TASK DIRECTIONS ::
Every entry must be repeated exactly. Exclude all pictures.

..........

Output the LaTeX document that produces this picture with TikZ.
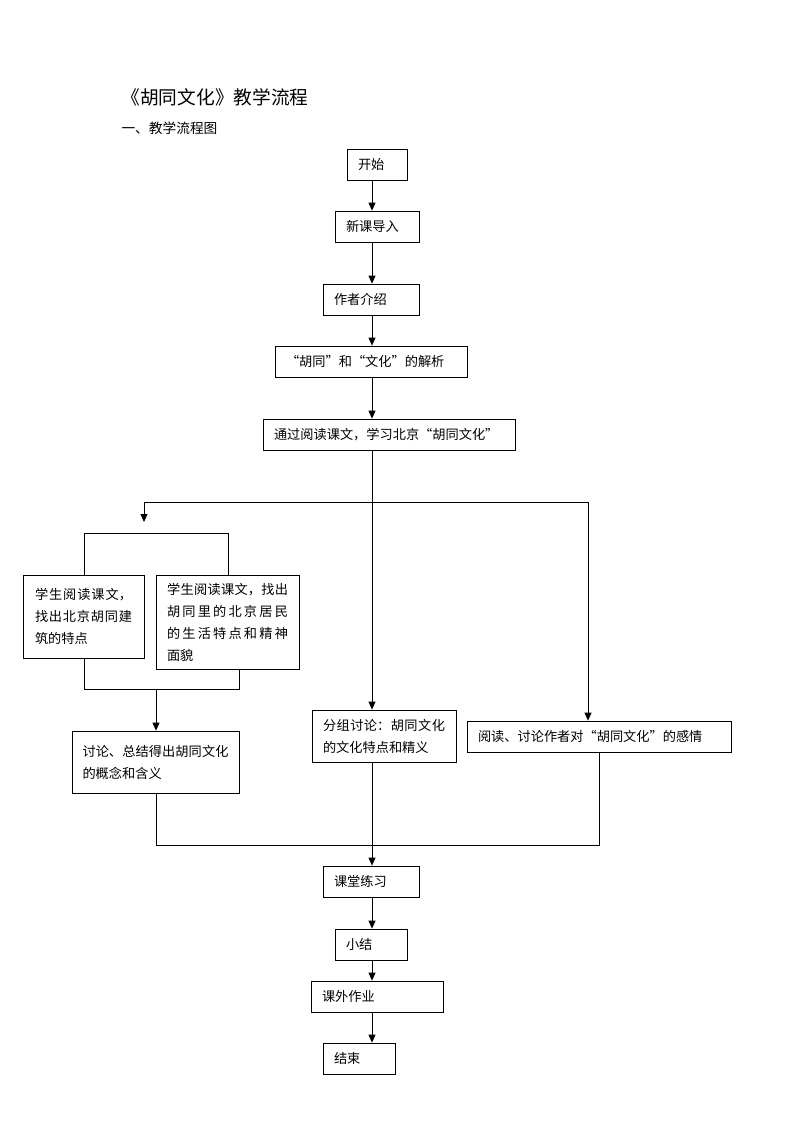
\documentclass[tikz,border=0pt]{standalone}
\usepackage{fontspec}
\setmainfont{Noto Sans CJK SC}
\usetikzlibrary{arrows.meta}
\XeTeXlinebreaklocale "zh"
\XeTeXlinebreakskip=0pt plus 3pt
\begin{document}
\begin{tikzpicture}[x=1pt,y=-1pt,
  box/.style={draw, line width=0.8pt, inner xsep=11pt, inner ysep=0pt,
    font=\fontsize{13.2}{22}\selectfont, align=left},
  jbox/.style={box, align=justify},
  arr/.style={line width=0.8pt, -{Triangle[length=8pt,width=7pt]}},
  ln/.style={line width=0.8pt}]
\useasboundingbox[fill=white] (0,0) rectangle (793,1122);

\node[anchor=west, font=\fontsize{18.7}{22}\selectfont] (title) at (118,97) {《胡同文化》教学流程};
\node[anchor=west, font=\fontsize{13.7}{18}\selectfont] (sub) at (118,128) {一、教学流程图};

\node[box, text width=38pt, minimum height=31pt] (start) at (377,164.5) {开始};
\node[box, text width=62pt, minimum height=31pt] (xinke) at (377,226.5) {新课导入};
\node[box, text width=74pt, minimum height=31pt] (zuozhe) at (371,299.5) {作者介绍};
\node[box, text width=170pt, minimum height=31pt] (jiexi) at (371,361.5) {“胡同”和“文化”的解析};
\node[box, text width=230pt, minimum height=31pt] (tongguo) at (389,434.5) {通过阅读课文，学习北京“胡同文化”};

\node[jbox, inner xsep=12pt, text width=97pt, minimum height=83pt] (jianzhu) at (83.5,616.5)
  {学生阅读课文，\linebreak 找出北京胡同建\linebreak 筑的特点\par\vspace{8pt}};
\node[jbox, text width=121pt, minimum height=94pt] (jumin) at (227.5,622)
  {学生阅读课文，找出\linebreak 胡同里的北京居民\linebreak 的生活特点和精神\linebreak 面貌};
\node[jbox, inner xsep=10.5pt, text width=146pt, minimum height=62pt] (gainian) at (155.5,762)
  {讨论、总结得出胡同文化\linebreak 的概念和含义\par\vspace{8pt}};
\node[jbox, text width=122pt, minimum height=52pt] (fenzu) at (384,736)
  {分组讨论：胡同文化\linebreak 的文化特点和精义};
\node[box, text width=242pt, minimum height=31pt] (ganqing) at (599,736.5) {阅读、讨论作者对“胡同文化”的感情};

\node[box, text width=74pt, minimum height=31pt] (lianxi) at (371,881.5) {课堂练习};
\node[box, text width=50pt, minimum height=31pt] (xiaojie) at (371,944.5) {小结};
\node[box, text width=110pt, minimum height=31pt] (zuoye) at (377,996.5) {课外作业};
\node[box, text width=50pt, minimum height=31pt] (jieshu) at (359,1058.5) {结束};

\coordinate (mx) at (372,0);
\coordinate (br) at (372,502);
\coordinate (brL) at (144,502);
\coordinate (brR) at (588,502);
\coordinate (brA) at (144,522);
\coordinate (bkl) at (84,533);
\coordinate (bkr) at (228,533);
\coordinate (bbl) at (84,689);
\coordinate (bbr) at (239,689);
\coordinate (bbm) at (156,689);
\coordinate (mgL) at (156,845);
\coordinate (mgR) at (599,845);

\draw[arr] (start.south -| mx) -- (xinke.north -| mx);
\draw[arr] (xinke.south -| mx) -- (zuozhe.north -| mx);
\draw[arr] (zuozhe.south -| mx) -- (jiexi.north -| mx);
\draw[arr] (jiexi.south -| mx) -- (tongguo.north -| mx);
\draw[arr] (tongguo.south -| mx) -- (fenzu.north -| mx);
\draw[arr] (brL) -- (brA);
\draw[ln] (brL) -- (brR);
\draw[arr] (brR) -- (brR |- ganqing.north);
\draw[ln] (bkl |- jianzhu.north) -- (bkl) -- (bkr) -- (bkr |- jumin.north);
\draw[ln] (bbl |- jianzhu.south) -- (bbl) -- (bbr) -- (bbr |- jumin.south);
\draw[arr] (bbm) -- (bbm |- gainian.north);
\draw[ln] (mgL |- gainian.south) -- (mgL) -- (mgR) -- (mgR |- ganqing.south);
\draw[arr] (fenzu.south -| mx) -- (lianxi.north -| mx);
\draw[arr] (lianxi.south -| mx) -- (xiaojie.north -| mx);
\draw[arr] (xiaojie.south -| mx) -- (zuoye.north -| mx);
\draw[arr] (zuoye.south -| mx) -- (jieshu.north -| mx);
\end{tikzpicture}
\end{document}
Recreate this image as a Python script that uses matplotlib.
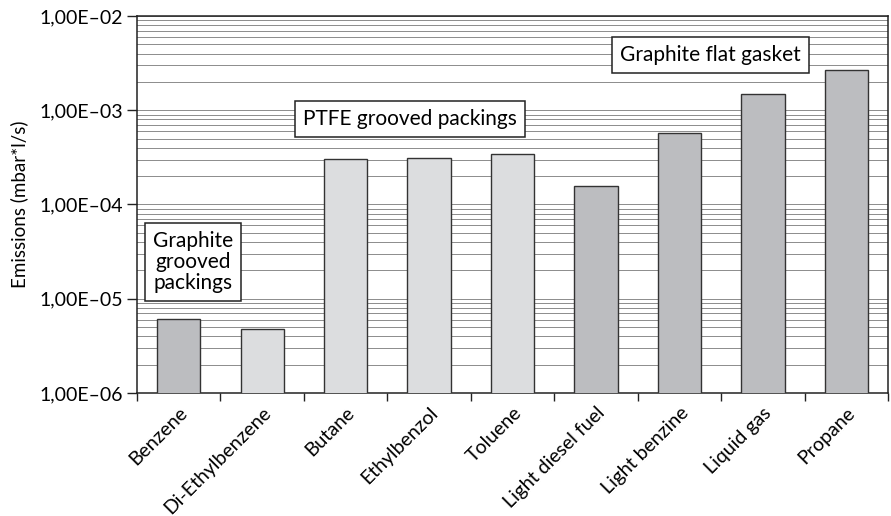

..........

ANSWER TO THIS EXERCISE ::
Output the LaTeX document that produces this picture with TikZ.
\documentclass[tikz,border=0pt]{standalone}
\usepackage{fontspec}
\setmainfont{Noto Sans CJK SC}
\usetikzlibrary{arrows.meta}
\XeTeXlinebreaklocale "zh"
\XeTeXlinebreakskip=0pt plus 3pt
\begin{document}
\begin{tikzpicture}[x=1pt,y=-1pt,
  box/.style={draw, line width=0.8pt, inner xsep=11pt, inner ysep=0pt,
    font=\fontsize{13.2}{22}\selectfont, align=left},
  jbox/.style={box, align=justify},
  arr/.style={line width=0.8pt, -{Triangle[length=8pt,width=7pt]}},
  ln/.style={line width=0.8pt}]
\useasboundingbox[fill=white] (0,0) rectangle (793,1122);

\node[anchor=west, font=\fontsize{18.7}{22}\selectfont] (title) at (118,97) {《胡同文化》教学流程};
\node[anchor=west, font=\fontsize{13.7}{18}\selectfont] (sub) at (118,128) {一、教学流程图};

\node[box, text width=38pt, minimum height=31pt] (start) at (377,164.5) {开始};
\node[box, text width=62pt, minimum height=31pt] (xinke) at (377,226.5) {新课导入};
\node[box, text width=74pt, minimum height=31pt] (zuozhe) at (371,299.5) {作者介绍};
\node[box, text width=170pt, minimum height=31pt] (jiexi) at (371,361.5) {“胡同”和“文化”的解析};
\node[box, text width=230pt, minimum height=31pt] (tongguo) at (389,434.5) {通过阅读课文，学习北京“胡同文化”};

\node[jbox, inner xsep=12pt, text width=97pt, minimum height=83pt] (jianzhu) at (83.5,616.5)
  {学生阅读课文，\linebreak 找出北京胡同建\linebreak 筑的特点\par\vspace{8pt}};
\node[jbox, text width=121pt, minimum height=94pt] (jumin) at (227.5,622)
  {学生阅读课文，找出\linebreak 胡同里的北京居民\linebreak 的生活特点和精神\linebreak 面貌};
\node[jbox, inner xsep=10.5pt, text width=146pt, minimum height=62pt] (gainian) at (155.5,762)
  {讨论、总结得出胡同文化\linebreak 的概念和含义\par\vspace{8pt}};
\node[jbox, text width=122pt, minimum height=52pt] (fenzu) at (384,736)
  {分组讨论：胡同文化\linebreak 的文化特点和精义};
\node[box, text width=242pt, minimum height=31pt] (ganqing) at (599,736.5) {阅读、讨论作者对“胡同文化”的感情};

\node[box, text width=74pt, minimum height=31pt] (lianxi) at (371,881.5) {课堂练习};
\node[box, text width=50pt, minimum height=31pt] (xiaojie) at (371,944.5) {小结};
\node[box, text width=110pt, minimum height=31pt] (zuoye) at (377,996.5) {课外作业};
\node[box, text width=50pt, minimum height=31pt] (jieshu) at (359,1058.5) {结束};

\coordinate (mx) at (372,0);
\coordinate (br) at (372,502);
\coordinate (brL) at (144,502);
\coordinate (brR) at (588,502);
\coordinate (brA) at (144,522);
\coordinate (bkl) at (84,533);
\coordinate (bkr) at (228,533);
\coordinate (bbl) at (84,689);
\coordinate (bbr) at (239,689);
\coordinate (bbm) at (156,689);
\coordinate (mgL) at (156,845);
\coordinate (mgR) at (599,845);

\draw[arr] (start.south -| mx) -- (xinke.north -| mx);
\draw[arr] (xinke.south -| mx) -- (zuozhe.north -| mx);
\draw[arr] (zuozhe.south -| mx) -- (jiexi.north -| mx);
\draw[arr] (jiexi.south -| mx) -- (tongguo.north -| mx);
\draw[arr] (tongguo.south -| mx) -- (fenzu.north -| mx);
\draw[arr] (brL) -- (brA);
\draw[ln] (brL) -- (brR);
\draw[arr] (brR) -- (brR |- ganqing.north);
\draw[ln] (bkl |- jianzhu.north) -- (bkl) -- (bkr) -- (bkr |- jumin.north);
\draw[ln] (bbl |- jianzhu.south) -- (bbl) -- (bbr) -- (bbr |- jumin.south);
\draw[arr] (bbm) -- (bbm |- gainian.north);
\draw[ln] (mgL |- gainian.south) -- (mgL) -- (mgR) -- (mgR |- ganqing.south);
\draw[arr] (fenzu.south -| mx) -- (lianxi.north -| mx);
\draw[arr] (lianxi.south -| mx) -- (xiaojie.north -| mx);
\draw[arr] (xiaojie.south -| mx) -- (zuoye.north -| mx);
\draw[arr] (zuoye.south -| mx) -- (jieshu.north -| mx);
\end{tikzpicture}
\end{document}
Recreate this image as a Python script that uses matplotlib.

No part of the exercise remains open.